If the Fed is forced to hike rates, that would surely hit stocks. But traders are pricing in no chance of a hike this year, according to the CME FedWatch Tool. It would take a wave of too-hot inflation prints to get the Fed hiking rates again.
For the stock market, though, a strong economic picture may take center stage once the market accepts rates are holding steady, at least in the near term. Citi strategist Scott Chronert points out that for now, the stock market is reacting negatively to positive surprises in economic data.
“However, the good economic news is bad market news backdrop tends to not be very sticky,” Chronert writes. “A reduction in recession probability tends to come with a steeper curve, which has also been at work in the background. That tends to support higher equity multiples.”
That doesn’t mean the market will wake up immediately.
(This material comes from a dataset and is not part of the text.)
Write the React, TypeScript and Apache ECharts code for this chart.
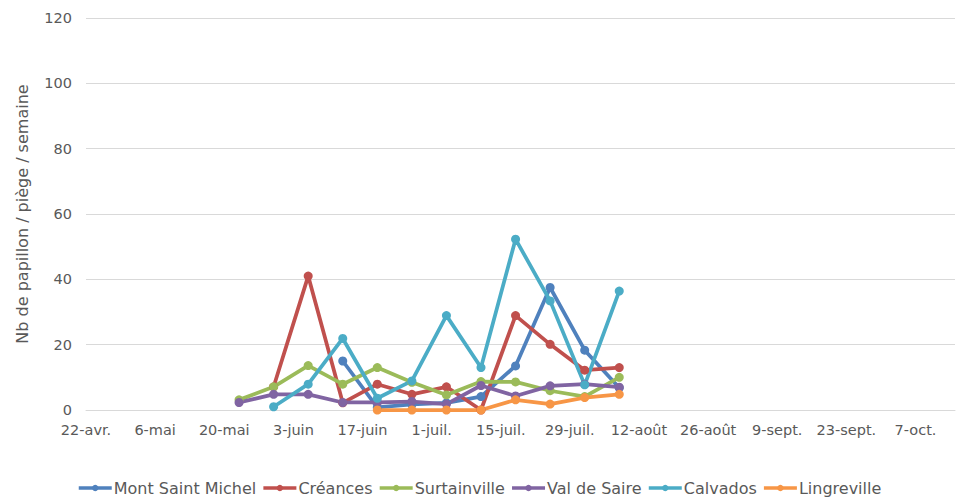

“To realize that markets likely need to work off euphoric sentiment levels as the notion that accelerating growth and declining rates can persist in tandem for the long run is not realistic and too optimistic,” he writes.
Of course, that’s only if you trust the numbers will stand up to revisions. Peter Boockvar, chief investment officer of Bleakley Financial Group, writes that employment expectations in the University of Michigan’s January consumer sentiment survey fell to 66, the lowest numbers since July 2009. While he thinks hiring is “OK” he doesn’t think it’s as strong as the latest jobs report reflects.
Dylan Smith, senior economist at Rosenberg Research, also notes that the jobs report “flew in the face of recent softness in the JOLTS data and ADP private payrolls report.”
Smith points out that half of the growth in jobs came from government, healthcare, and education sectors. And 80% of job creation was in part-time jobs, and 75% in youth aged 16 to 24. While the Fed will need to work with the data it has, Smith points out revisions last year were massive.
“The strong headline number can’t be ignored,” Smith writes. “But the discrepancy with alternative sources like the JOLTS and ADP report and the somewhat odd seasonality all put more importance on the upcoming February [Quarterly Census of Employment and Wages] benchmark revision exercise.”